Exercise:
Using the listing below, give again exactly the lines from the line with "Give me the TikZ source for this diagram." to the line with "(10,10) -- (973,10);", inclusive, without the pictures.

==== The input

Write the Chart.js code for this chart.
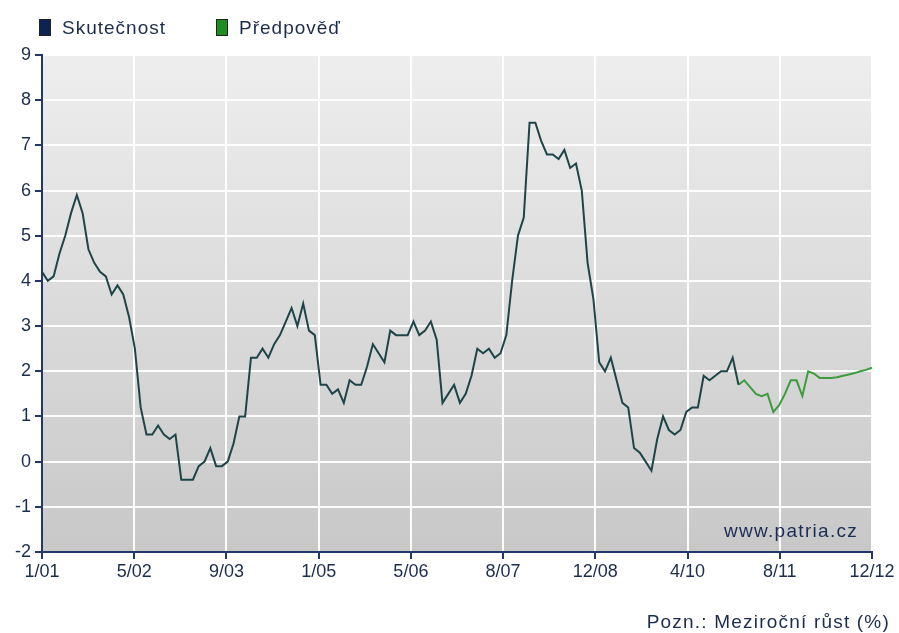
<!DOCTYPE html>
<html>
<head>
<meta charset="utf-8">
<title>Meziroční růst</title>
<script src="https://cdn.jsdelivr.net/npm/chart.js@4.4.1/dist/chart.umd.min.js"></script>
<style>
    body { margin: 0; background: #fff; font-family: "Liberation Sans", Arial, sans-serif; color: #1c2d4c; }
    #wrap { position: relative; width: 899px; height: 633px; }
    #inflationChart { position: absolute; left: 0; top: 0; }
    .legend-item { position: absolute; top: 17px; font-size: 19px; letter-spacing: 1px; line-height: 22px; }
    .legend-item .box { display: inline-block; width: 10px; height: 15px; border: 1px solid #222; vertical-align: -2px; margin-right: 11px; }
    #watermark { position: absolute; left: 724px; top: 520px; font-size: 19px; letter-spacing: 1.3px; color: #1c2d55; }
    #note { position: absolute; right: 9px; top: 611px; font-size: 19px; letter-spacing: 1.2px; }
</style>
</head>
<body>
<div id="wrap">
    <canvas id="inflationChart" width="899" height="633"></canvas>
    <div class="legend-item" style="left:39px"><span class="box" style="background:#0c2452"></span>Skutečnost</div>
    <div class="legend-item" style="left:216px"><span class="box" style="background:#1e8c1e"></span>Předpověď</div>
    <div id="watermark">www.patria.cz</div>
    <div id="note">Pozn.: Meziroční růst (%)</div>
</div>
<script>
// x axis: months 1/01 .. 12/12 (index 0..143), 10 evenly spaced labels
const tickLabels = ["1/01", "5/02", "9/03", "1/05", "5/06", "8/07", "12/08", "4/10", "8/11", "12/12"];
const lastMonth = 143;

// Skutečnost, monthly from 1/01 to 1/11
const actualValues = [
    4.2, 4.0, 4.1, 4.6, 5.0, 5.5, 5.9, 5.5, 4.7, 4.4, 4.2, 4.1,
    3.7, 3.9, 3.7, 3.2, 2.5, 1.2, 0.6, 0.6, 0.8, 0.6, 0.5, 0.6,
    -0.4, -0.4, -0.4, -0.1, 0.0, 0.3, -0.1, -0.1, 0.0, 0.4, 1.0, 1.0,
    2.3, 2.3, 2.5, 2.3, 2.6, 2.8, 3.1, 3.4, 3.0, 3.5, 2.9, 2.8,
    1.7, 1.7, 1.5, 1.6, 1.3, 1.8, 1.7, 1.7, 2.1, 2.6, 2.4, 2.2,
    2.9, 2.8, 2.8, 2.8, 3.1, 2.8, 2.9, 3.1, 2.7, 1.3, 1.5, 1.7,
    1.3, 1.5, 1.9, 2.5, 2.4, 2.5, 2.3, 2.4, 2.8, 4.0, 5.0, 5.4,
    7.5, 7.5, 7.1, 6.8, 6.8, 6.7, 6.9, 6.5, 6.6, 6.0, 4.4, 3.6,
    2.2, 2.0, 2.3, 1.8, 1.3, 1.2, 0.3, 0.2, 0.0, -0.2, 0.5, 1.0,
    0.7, 0.6, 0.7, 1.1, 1.2, 1.2, 1.9, 1.8, 1.9, 2.0, 2.0, 2.3,
    1.7
];

// Předpověď, monthly from 1/11 to 12/12
const forecastStart = 120;
const forecastValues = [
    1.7, 1.8, 1.65, 1.5, 1.45, 1.5, 1.1, 1.25, 1.5, 1.8, 1.8, 1.45,
    2.0, 1.95, 1.85, 1.85, 1.85, 1.87, 1.9, 1.93, 1.96, 2.0, 2.03, 2.08
];

const axisColor = "#22386a";
const textColor = "#1c2d4c";

const plotBackground = {
    id: "plotBackground",
    beforeDraw(chart) {
        const { ctx, chartArea } = chart;
        const grad = ctx.createLinearGradient(0, chartArea.top, 0, chartArea.bottom);
        grad.addColorStop(0, "#eeeeee");
        grad.addColorStop(1, "#c8c8c8");
        ctx.save();
        ctx.fillStyle = grad;
        ctx.fillRect(chartArea.left, chartArea.top, chartArea.width, chartArea.height);
        ctx.restore();
    }
};

const chartConfig = {
    type: "line",
    data: {
        datasets: [{
            label: "Skutečnost",
            data: actualValues.map((v, i) => ({ x: i, y: v })),
            borderColor: "#1d4548",
            borderWidth: 2,
            pointRadius: 0,
            tension: 0
        }, {
            label: "Předpověď",
            data: forecastValues.map((v, i) => ({ x: forecastStart + i, y: v })),
            borderColor: "#3c9c3c",
            borderWidth: 2,
            pointRadius: 0,
            tension: 0
        }]
    },
    options: {
        responsive: false,
        animation: false,
        layout: { padding: { top: 55, right: 27, left: 0, bottom: 0 } },
        plugins: {
            legend: { display: false },
            tooltip: { enabled: false }
        },
        scales: {
            x: {
                type: "linear",
                min: 0,
                max: lastMonth,
                afterBuildTicks: (scale) => {
                    scale.ticks = tickLabels.map((l, k) => ({ value: k * lastMonth / (tickLabels.length - 1) }));
                },
                afterFit: (scale) => { scale.height = 81; },
                ticks: {
                    autoSkip: false,
                    maxRotation: 0,
                    padding: 2,
                    color: textColor,
                    font: { family: "'Liberation Sans', Arial, sans-serif", size: 18 },
                    callback: (value, index) => tickLabels[index]
                },
                grid: { color: "rgba(255,255,255,0.95)", lineWidth: 2, tickLength: 7, tickColor: axisColor, tickWidth: 2 },
                border: { color: axisColor, width: 2 }
            },
            y: {
                min: -2,
                max: 9,
                afterFit: (scale) => { scale.width = 42; },
                ticks: {
                    stepSize: 1,
                    padding: 4,
                    color: textColor,
                    font: { family: "'Liberation Sans', Arial, sans-serif", size: 18 }
                },
                grid: { color: "rgba(255,255,255,0.95)", lineWidth: 2, tickLength: 7, tickColor: axisColor, tickWidth: 2 },
                border: { color: axisColor, width: 2 }
            }
        }
    },
    plugins: [plotBackground]
};

new Chart(document.getElementById("inflationChart"), chartConfig);
</script>
</body>
</html>
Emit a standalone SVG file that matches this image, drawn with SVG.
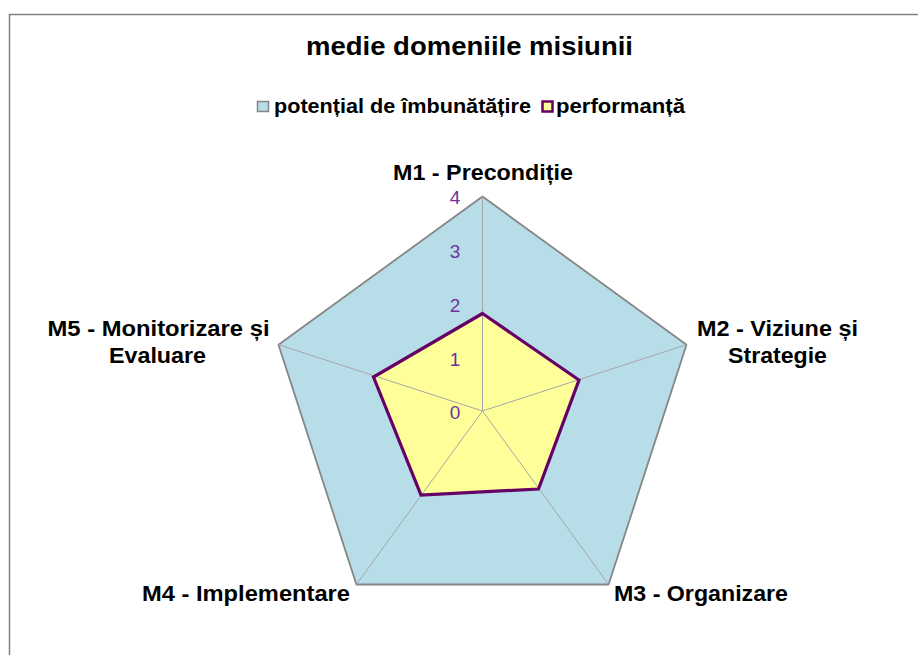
<svg xmlns="http://www.w3.org/2000/svg" width="918" height="655" viewBox="0 0 918 655">
<style>
.lbl{font-family:"Liberation Sans",Arial,sans-serif;font-weight:bold;font-size:22px;fill:#000}
.ttl{font-family:"Liberation Sans",Arial,sans-serif;font-weight:bold;font-size:25px;fill:#000}
.leg{font-family:"Liberation Sans",Arial,sans-serif;font-weight:bold;font-size:20px;fill:#000}
.tick{font-family:"Liberation Sans",Arial,sans-serif;font-size:19px;fill:#7030A0;text-anchor:middle}
.spoke{stroke:#A6A6A6;stroke-width:1;fill:none}
</style>
<rect width="918" height="655" fill="#fff"/>
<g id="frame"><path d="M9.5 660 V14.5 H925" fill="none" stroke="#808080" stroke-width="1.5"/></g>
<g id="title"><text class="ttl" x="306" y="55" textLength="327" lengthAdjust="spacingAndGlyphs">medie domeniile misiunii</text></g>
<g id="legend">
<rect x="257.5" y="101.5" width="11" height="10" fill="#B7DDE8" stroke="#868686" stroke-width="1.5"/>
<text class="leg" x="274" y="112.5" textLength="257" lengthAdjust="spacingAndGlyphs">potențial de îmbunătățire</text>
<rect x="542.5" y="101.5" width="10" height="10" fill="#FFFF99" stroke="#660066" stroke-width="2.5"/>
<text class="leg" x="556" y="112.5" textLength="129" lengthAdjust="spacingAndGlyphs">performanță</text>
</g>
<g id="series-potential"><polygon points="482.5,196.5 686.5,344.7 608.6,584.5 356.4,584.5 278.5,344.7" fill="#B7DDE8" stroke="#868686" stroke-width="1.8" stroke-linejoin="round"/></g>
<g id="series-performanta"><polygon points="482.5,313.5 579,380 538.5,489 421,495 373.5,377" fill="#FFFF99"/></g>
<g id="connectors">
<line class="spoke" x1="482.5" y1="411" x2="482.5" y2="196.5"/>
<line class="spoke" x1="482.5" y1="411" x2="686.5" y2="344.7"/>
<line class="spoke" x1="482.5" y1="411" x2="608.6" y2="584.5"/>
<line class="spoke" x1="482.5" y1="411" x2="356.4" y2="584.5"/>
<line class="spoke" x1="482.5" y1="411" x2="278.5" y2="344.7"/>
</g>
<g id="series-performanta-line"><polygon points="482.5,313.5 579,380 538.5,489 421,495 373.5,377" fill="none" stroke="#660066" stroke-width="3.2" stroke-linejoin="miter"/></g>
<g id="ticks">
<text class="tick" x="455" y="203.5">4</text>
<text class="tick" x="455" y="257.5">3</text>
<text class="tick" x="455" y="312">2</text>
<text class="tick" x="455" y="366">1</text>
<text class="tick" x="455" y="418.5">0</text>
</g>
<g id="M1"><text class="lbl" x="393" y="180" textLength="180" lengthAdjust="spacingAndGlyphs">M1 - Precondiție</text></g>
<g id="M2">
<text class="lbl" x="697" y="336" textLength="161" lengthAdjust="spacingAndGlyphs">M2 - Viziune și</text>
<text class="lbl" x="728" y="363.3" textLength="99" lengthAdjust="spacingAndGlyphs">Strategie</text>
</g>
<g id="M3"><text class="lbl" x="614" y="601" textLength="174" lengthAdjust="spacingAndGlyphs">M3 - Organizare</text></g>
<g id="M4"><text class="lbl" x="142" y="601" textLength="208" lengthAdjust="spacingAndGlyphs">M4 - Implementare</text></g>
<g id="M5">
<text class="lbl" x="47.5" y="336" textLength="222" lengthAdjust="spacingAndGlyphs">M5 - Monitorizare și</text>
<text class="lbl" x="109" y="363.3" textLength="97" lengthAdjust="spacingAndGlyphs">Evaluare</text>
</g>
</svg>
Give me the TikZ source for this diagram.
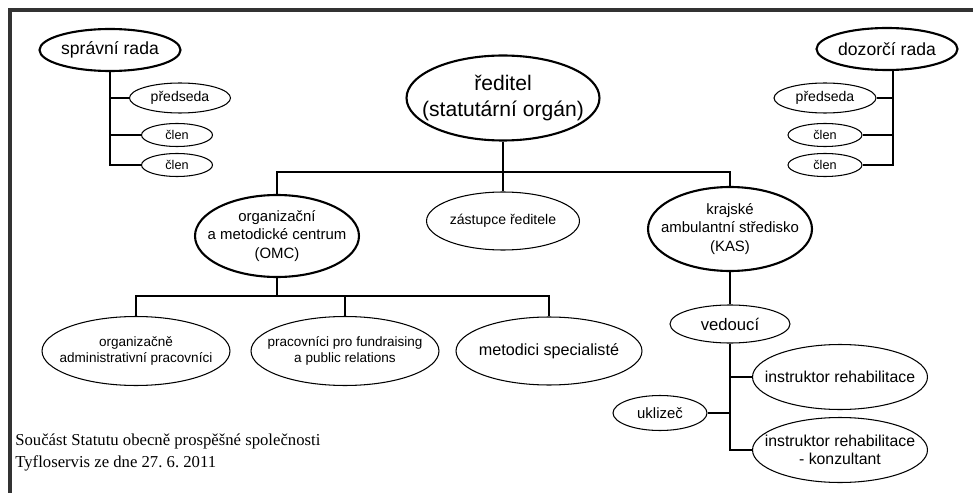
\documentclass[tikz,border=0pt]{standalone}
\usepackage{fontspec}
\setmainfont{Liberation Sans}
\newfontfamily\footfont{Liberation Serif}
\usetikzlibrary{shapes.geometric,positioning}
\newcommand\fsz[2]{\fontsize{#1}{#2}\selectfont}
\frenchspacing

\tikzset{
        unit/.style={ellipse, draw=black, line width=0.6pt, inner sep=0pt},
        main/.style={unit, line width=1.2pt},
        txt/.style={align=center, inner sep=0pt, text=black},
        tx/.style 2 args={label={[txt,font=#1]center:{#2}}},
        link/.style={black, line width=0.6pt}
}

\begin{document}
\begin{tikzpicture}[x=0.02cm, y=-0.02cm]
                \useasboundingbox (0,0) rectangle (973,493);
                \draw[black!80, line width=2.2pt] (10,493) -- (10,10) -- (973,10);

                % rady
                \node[main, minimum width=2.82cm, minimum height=0.84cm, tx={\fsz{10}{12}}{správní rada}] (sr) at (110,50) {};
                \node[unit, minimum width=2.02cm, minimum height=0.60cm, tx={\fsz{8}{10}}{předseda}] (sr1) at (180,98) {};
                \node[unit, minimum width=1.42cm, minimum height=0.46cm, tx={\fsz{7.2}{9}}{člen}] (sr2) at (177,135) {};
                \node[unit, minimum width=1.42cm, minimum height=0.46cm, tx={\fsz{7.2}{9}}{člen}] (sr3) at (177,165) {};

                \node[main, minimum width=2.82cm, minimum height=0.84cm, tx={\fsz{10}{12}}{dozorčí rada}] (dr) at (887,49) {};
                \node[unit, minimum width=2.04cm, minimum height=0.60cm, tx={\fsz{8}{10}}{předseda}] (dr1) at (825,98) {};
                \node[unit, minimum width=1.48cm, minimum height=0.46cm, tx={\fsz{7.2}{9}}{člen}] (dr2) at (825,135) {};
                \node[unit, minimum width=1.48cm, minimum height=0.46cm, tx={\fsz{7.2}{9}}{člen}] (dr3) at (825,165) {};

                \draw[link] (sr.south) |- (sr1.west);
                \draw[link] (sr.south) |- (sr2.west);
                \draw[link] (sr.south) |- (sr3.west);
                \draw[link] ([xshift=0.12cm]dr.south) |- (dr1.east);
                \draw[link] ([xshift=0.12cm]dr.south) |- (dr2.east);
                \draw[link] ([xshift=0.12cm]dr.south) |- (dr3.east);

                % reditel a useky
                \node[main, minimum width=3.86cm, minimum height=1.70cm, tx={\fsz{12}{15}}{ředitel\\(statutární orgán)}] (red) at (503,98) {};
                \node[unit, minimum width=3.06cm, minimum height=1.16cm, tx={\fsz{8}{10}}{zástupce ředitele}] (zast) at (503,221) {};
                \node[main, minimum width=3.28cm, minimum height=1.64cm, tx={\fsz{8.5}{10.4}}{organizační\\a metodické centrum\\(OMC)}] (omc) at (277,236) {};
                \node[main, minimum width=3.28cm, minimum height=1.68cm, tx={\fsz{8.5}{10.4}}{krajské\\ambulantní středisko\\(KAS)}] (kas) at (730,229) {};
                \coordinate (bus) at (503,172);

                \draw[link] (red.south) -- (zast.north);
                \draw[link] (omc.north) -- (omc.north |- bus) -| (kas.north);

                % OMC
                \node[unit, minimum width=3.76cm, minimum height=1.38cm, tx={\fsz{7.7}{8.9}}{organizačně\\administrativní pracovníci}] (oap) at (136,351) {};
                \node[unit, minimum width=3.76cm, minimum height=1.38cm, tx={\fsz{7.7}{8.9}}{pracovníci pro fundraising\\a public relations}] (pfr) at (345,351) {};
                \node[unit, minimum width=3.72cm, minimum height=1.36cm, tx={\fsz{9.2}{11}}{metodici specialisté}] (mes) at (549,351) {};
                \coordinate (bus2) at (277,296);

                \draw[link] (omc.south) -- (bus2);
                \draw[link] (oap.north) |- (bus2) -| (mes.north);
                \draw[link] (pfr.north) -- (pfr.north |- bus2);

                % KAS
                \node[unit, minimum width=2.40cm, minimum height=0.76cm, tx={\fsz{9.5}{11}}{vedoucí}] (ved) at (730,324) {};
                \node[unit, minimum width=3.50cm, minimum height=1.30cm, tx={\fsz{9}{10.4}}{instruktor rehabilitace}] (ir1) at (840,377) {};
                \node[unit, minimum width=1.88cm, minimum height=0.70cm, tx={\fsz{8.5}{10}}{uklizeč}] (uk) at (660,413) {};
                \node[unit, minimum width=3.50cm, minimum height=1.30cm, tx={\fsz{9}{10.4}}{instruktor rehabilitace\\- konzultant}] (ir2) at (840,450) {};

                \draw[link] (kas.south) -- (ved.north);
                \draw[link] (ved.south) |- (ir1.west);
                \draw[link] (ved.south) |- (uk.east);
                \draw[link] (ved.south) |- (ir2.west);

                \node[anchor=base west, align=left, inner sep=0pt, font=\footfont\fsz{9.5}{12.5}] (note) at (15,467) {Součást Statutu obecně prospěšné společnosti\\Tyfloservis ze dne 27. 6. 2011};
\end{tikzpicture}
\end{document}
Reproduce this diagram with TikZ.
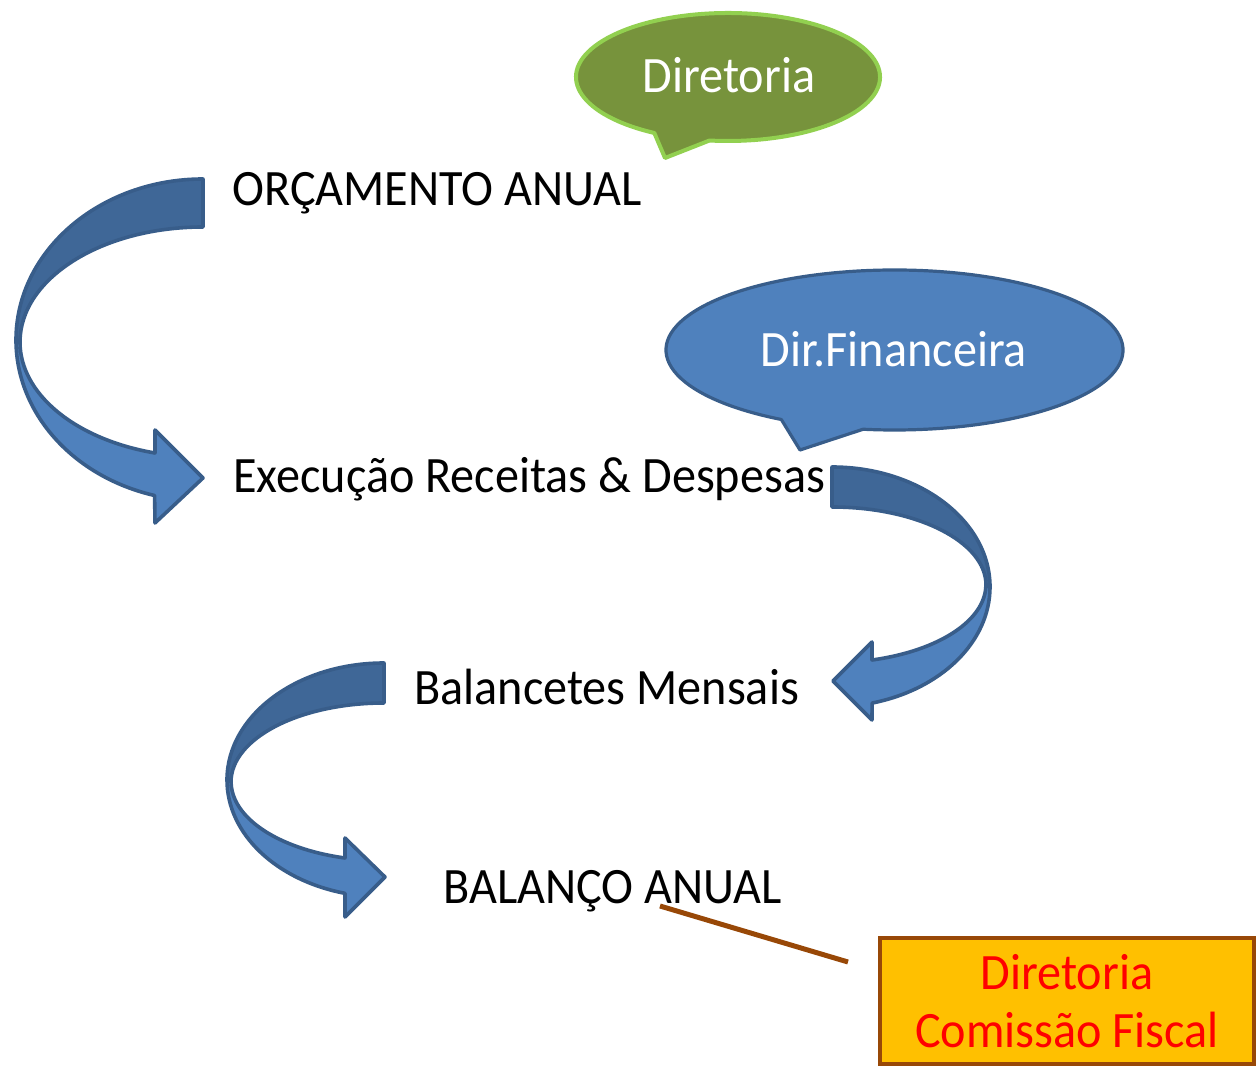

========

Finished answer:
Give me the TikZ source for this diagram.
\documentclass[tikz,border=0pt]{standalone}
\usepackage{fontspec}
\setmainfont{Liberation Sans}
\newfontfamily\footfont{Liberation Serif}
\usetikzlibrary{shapes.geometric,positioning}
\newcommand\fsz[2]{\fontsize{#1}{#2}\selectfont}
\frenchspacing

\tikzset{
        unit/.style={ellipse, draw=black, line width=0.6pt, inner sep=0pt},
        main/.style={unit, line width=1.2pt},
        txt/.style={align=center, inner sep=0pt, text=black},
        tx/.style 2 args={label={[txt,font=#1]center:{#2}}},
        link/.style={black, line width=0.6pt}
}

\begin{document}
\begin{tikzpicture}[x=0.02cm, y=-0.02cm]
                \useasboundingbox (0,0) rectangle (973,493);
                \draw[black!80, line width=2.2pt] (10,493) -- (10,10) -- (973,10);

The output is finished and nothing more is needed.